= Walter G. Leechman =

Scottish solicitor and political activist

Walter Graham Leechman (1870–1943) was a Scottish solicitor and political activist who represented Mrs Donoghue in the landmark legal case Donoghue v Stevenson.

== Early life ==
Born in 1870 in what is now Bishopbriggs Leechman was known as much for his socialist politics as his legal abilities. Leechman stood as a parliamentary candidate (always unsuccessfully) for the Independent Labour Party, then the Labour Party in Mid Lanark, Maryhill, Kelvin and Springburn constituencies.

== Activism ==
While Mrs Donoghue may have been Leechman’s most famous client his political sympathies meant he attracted a range of more controversial clients including Red Clydesiders like James Maxton, Manny Shinwell and David Kirkwood. In 1919 he represented the George Square rioters and in 1921 following an armed attack by Sinn Féin in Glasgow, in which one policeman was killed and another seriously injured, Leechman represented some of the defendants. He also visited Communist John MacLean in prison and represented him.

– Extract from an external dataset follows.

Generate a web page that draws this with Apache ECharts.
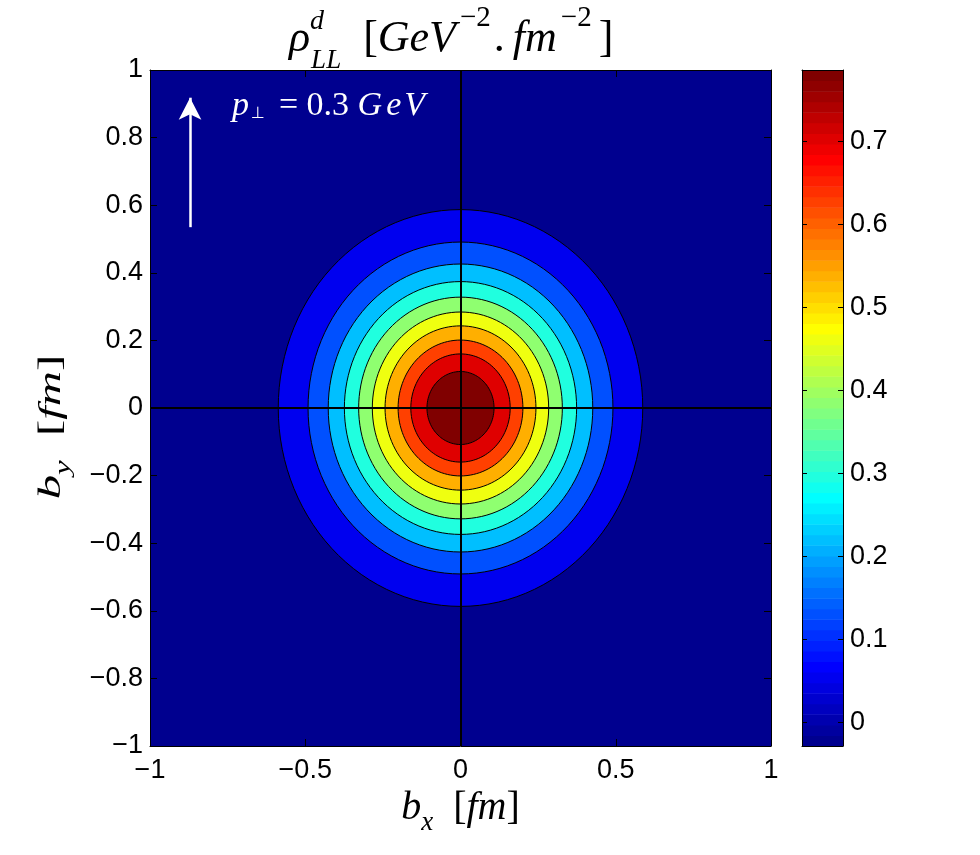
<!DOCTYPE html>
<html>
<head>
<meta charset="utf-8">
<script src="https://cdn.jsdelivr.net/npm/echarts@6/dist/echarts.min.js"></script>
<style>
html, body { margin: 0; background: #fff; }
#main { width: 980px; height: 855px; }
</style>
</head>
<body>
<div id="main"></div>
<script>
// filled contour bands, outermost first: radius of the band edge (fm) and the value it is filled with
var bandRadius = [0.587, 0.491, 0.426, 0.374, 0.328, 0.284, 0.243, 0.201, 0.160, 0.108];
var bandValue = [0.053, 0.134, 0.216, 0.297, 0.379, 0.460, 0.542, 0.623, 0.705, 0.786];
var outsideValue = -0.028;

// colour scale
var colorMin = -0.028, colorMax = 0.786;
var colorTicks = [0, 0.1, 0.2, 0.3, 0.4, 0.5, 0.6, 0.7];

// p_perp arrow (data coords)
var arrowFrom = [-0.871, 0.535];
var arrowTo = [-0.871, 0.918];

// matlab jet(64), row 1..64
function jetRow(i) {
    var r = i <= 24 ? 0 : i <= 40 ? (i - 24) / 16 : i <= 55 ? 1 : (72 - i) / 16;
    var g = i <= 8 ? 0 : i <= 24 ? (i - 8) / 16 : i <= 39 ? 1 : i <= 55 ? (56 - i) / 16 : 0;
    var b = i <= 8 ? (i + 8) / 16 : i <= 23 ? 1 : i <= 39 ? (40 - i) / 16 : 0;
    return 'rgb(' + Math.round(r * 255) + ',' + Math.round(g * 255) + ',' + Math.round(b * 255) + ')';
}
function jetColor(v) {
    var k = Math.floor((v - colorMin) / (colorMax - colorMin) * 64);
    k = Math.max(0, Math.min(63, k));
    return jetRow(k + 1);
}

var minus = function (v) { return String(v).replace('-', '\u2212'); };
var tickFont = { color: '#000', fontSize: 27, fontFamily: 'Liberation Sans' };
var serif = 'Liberation Serif, DejaVu Serif';
var blackLine = { onZero: false, lineStyle: { color: '#000', width: 1 } };

var myChart = echarts.init(document.getElementById('main'));

var stripes = [];
for (var s = 0; s < 64; s++) stripes.push([s]);

// rich styles for the latex-like labels
var labelRich = {
    i: { fontFamily: serif, fontStyle: 'italic', fontSize: 40, lineHeight: 56 },
    r: { fontFamily: serif, fontSize: 40, lineHeight: 56 },
    sub: { fontFamily: serif, fontStyle: 'italic', fontSize: 27, lineHeight: 28, verticalAlign: 'bottom' }
};

var option = {
    animation: false,
    grid: [
        { left: 150, top: 70, width: 621, height: 676, show: true, borderWidth: 0,
          backgroundColor: jetColor(outsideValue) },
        { left: 802, top: 70, width: 41, height: 676 }
    ],
    xAxis: [
        { gridIndex: 0, type: 'value', position: 'bottom', min: -1, max: 1, interval: 0.5, z: 5,
          axisLine: blackLine,
          axisTick: { inside: true, length: 7, lineStyle: { color: '#000' } },
          axisLabel: Object.assign({ margin: 11, formatter: minus }, tickFont),
          splitLine: { show: false },
          name: '{i|b}{sub|x}{r|  [}{i|fm}{r|]}', nameLocation: 'middle', nameGap: 19,
          nameTextStyle: { rich: labelRich } },
        { gridIndex: 0, type: 'value', position: 'top', min: -1, max: 1, interval: 0.5, z: 5,
          axisLine: blackLine,
          axisTick: { inside: true, length: 7, lineStyle: { color: '#000' } },
          axisLabel: { show: false }, splitLine: { show: false } },
        { gridIndex: 1, type: 'value', position: 'bottom', min: 0, max: 1, z: 5,
          axisLine: blackLine, axisTick: { show: false },
          axisLabel: { show: false }, splitLine: { show: false } },
        { gridIndex: 1, type: 'value', position: 'top', min: 0, max: 1, z: 5,
          axisLine: blackLine, axisTick: { show: false },
          axisLabel: { show: false }, splitLine: { show: false } }
    ],
    yAxis: [
        { gridIndex: 0, type: 'value', position: 'left', min: -1, max: 1, interval: 0.2, z: 5,
          axisLine: blackLine,
          axisTick: { inside: true, length: 7, lineStyle: { color: '#000' } },
          axisLabel: Object.assign({ margin: 7, formatter: minus }, tickFont),
          splitLine: { show: false } },
        { gridIndex: 0, type: 'value', position: 'right', min: -1, max: 1, interval: 0.2, z: 5,
          axisLine: blackLine,
          axisTick: { inside: true, length: 7, lineStyle: { color: '#000' } },
          axisLabel: { show: false }, splitLine: { show: false } },
        { gridIndex: 1, type: 'value', position: 'right', min: colorMin, max: colorMax, z: 5,
          axisLine: blackLine,
          axisTick: { inside: true, length: 5, customValues: colorTicks, lineStyle: { color: '#000' } },
          axisLabel: Object.assign({ margin: 7, customValues: colorTicks, formatter: minus }, tickFont),
          splitLine: { show: false } },
        { gridIndex: 1, type: 'value', position: 'left', min: colorMin, max: colorMax, z: 5,
          axisLine: blackLine,
          axisTick: { inside: true, length: 5, customValues: colorTicks, lineStyle: { color: '#000' } },
          axisLabel: { show: false }, splitLine: { show: false } }
    ],
    graphic: [
        // title  rho^d_LL [GeV^-2.fm^-2]
        { type: 'text', left: 289, top: 4, z: 10,
          style: {
              text: '{rho|\u03c1}{sup|d}{sub|LL}{r|  [}{i|GeV}{sup2|\u22122}{r|.}{fm|fm}{sup2|\u22122}{br|]}',
              rich: {
                  rho: { fontFamily: serif, fontStyle: 'italic', fontSize: 44, lineHeight: 70 },
                  sup: { fontFamily: serif, fontStyle: 'italic', fontSize: 28, lineHeight: 30, verticalAlign: 'top', width: 1, align: 'left', padding: [4, 0, 0, 0] },
                  sub: { fontFamily: serif, fontStyle: 'italic', fontSize: 27, lineHeight: 28, verticalAlign: 'bottom' },
                  i: { fontFamily: serif, fontStyle: 'italic', fontSize: 44, lineHeight: 70 },
                  fm: { fontFamily: serif, fontStyle: 'italic', fontSize: 44, lineHeight: 70, padding: [0, 0, 0, 8] },
                  r: { fontFamily: serif, fontSize: 44, lineHeight: 70 },
                  br: { fontFamily: serif, fontSize: 44, lineHeight: 70, padding: [0, 0, 0, 4] },
                  sup2: { fontFamily: serif, fontSize: 29, lineHeight: 28, verticalAlign: 'top', padding: [0, 3, 0, 4] }
              }
          } },
        // y axis label, drawn rotated
        { type: 'text', x: 52, y: 427, rotation: Math.PI / 2, scaleX: 1.22, scaleY: 0.8, z: 10,
          style: {
              text: '{i|b}{sub|y}{r|  [}{i|fm}{r|]}',
              align: 'center', verticalAlign: 'middle',
              rich: labelRich
          } },
        // p_perp annotation
        { type: 'text', left: 232, top: 89, z: 10,
          style: {
              text: '{i|p}{perp|\u22a5}{eq|=}{r| 0.3 }{G|G}{e|e}{i|V}',
              fill: '#fff',
              rich: {
                  i: { fontFamily: serif, fontStyle: 'italic', fontSize: 34, lineHeight: 40, fill: '#fff' },
                  G: { fontFamily: serif, fontStyle: 'italic', fontSize: 34, lineHeight: 40, fill: '#fff', padding: [0, 4, 0, 0] },
                  e: { fontFamily: serif, fontStyle: 'italic', fontSize: 34, lineHeight: 40, fill: '#fff', padding: [0, 3, 0, 0] },
                  r: { fontFamily: serif, fontSize: 34, lineHeight: 40, fill: '#fff' },
                  eq: { fontFamily: serif, fontSize: 34, lineHeight: 40, fill: '#fff', padding: [0, 0, 0, 14] },
                  perp: { fontFamily: 'DejaVu Sans', fontSize: 16, lineHeight: 16, verticalAlign: 'bottom', fill: '#fff', padding: [0, 0, 4, 2] }
              }
          } }
    ],
    series: [
        {
            name: 'contours',
            type: 'custom',
            xAxisIndex: 0, yAxisIndex: 0,
            clip: true,
            data: bandRadius.map(function (r, i) { return [r, bandValue[i]]; }),
            renderItem: function (params, api) {
                var r = api.value(0), v = api.value(1);
                var pts = [];
                for (var k = 0; k < 120; k++) {
                    var a = k / 120 * 2 * Math.PI;
                    pts.push(api.coord([r * Math.cos(a), r * Math.sin(a)]));
                }
                return { type: 'polygon', shape: { points: pts },
                         style: { fill: jetColor(v), stroke: '#000', lineWidth: 1 } };
            },
            markLine: {
                silent: true, symbol: 'none', animation: false,
                label: { show: false },
                lineStyle: { color: '#000', width: 2, type: 'solid' },
                emphasis: { disabled: true },
                data: [{ xAxis: 0 }, { yAxis: 0 }]
            }
        },
        {
            name: 'arrow',
            type: 'line',
            xAxisIndex: 0, yAxisIndex: 0,
            data: [],
            markLine: {
                silent: true, animation: false,
                symbol: ['none', 'arrow'], symbolSize: [17, 22],
                label: { show: false },
                lineStyle: { color: '#fff', width: 2.5, type: 'solid' },
                itemStyle: { color: '#fff' },
                emphasis: { disabled: true },
                data: [[{ coord: arrowFrom }, { coord: arrowTo }]]
            }
        },
        {
            name: 'colorbar',
            type: 'custom',
            xAxisIndex: 2, yAxisIndex: 2,
            data: stripes,
            renderItem: function (params, api) {
                var i = api.value(0);
                var v0 = colorMin + i * (colorMax - colorMin) / 64;
                var v1 = colorMin + (i + 1) * (colorMax - colorMin) / 64;
                var p0 = api.coord([0, v1]);
                var p1 = api.coord([1, v0]);
                return { type: 'rect',
                         shape: { x: p0[0], y: p0[1], width: p1[0] - p0[0], height: p1[1] - p0[1] + 0.5 },
                         style: { fill: jetRow(i + 1) } };
            }
        }
    ]
};
myChart.setOption(option);
</script>
</body>
</html>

On a visit to the House of Commons in 1913, Leechman, his wife Barbara and his friend, another Dunbartonshire figure, former MP Robert Cunninghame Graham, refused to sign an undertaking that they would keep quiet and not interject in proceedings. Leechman objected to having to provide such an undertaking and his high-volume protest was heard in the chamber and caused some amusement among MPs. Police officers eventually escorted Leechman from the public gallery.

== Later life ==
Leechman moved with his family to Old Kilpatrick around 1910 where he stood for the local council and continued his political activism. His sons travelled to Glasgow for their education. James, like his father became a solicitor and, also like his father supported the Labour Party. In 1964 he was appointed Solicitor General for Scotland in Harold Wilson’s government.

Leechman died on a visit to his daughter who lived in Comrie in 1943.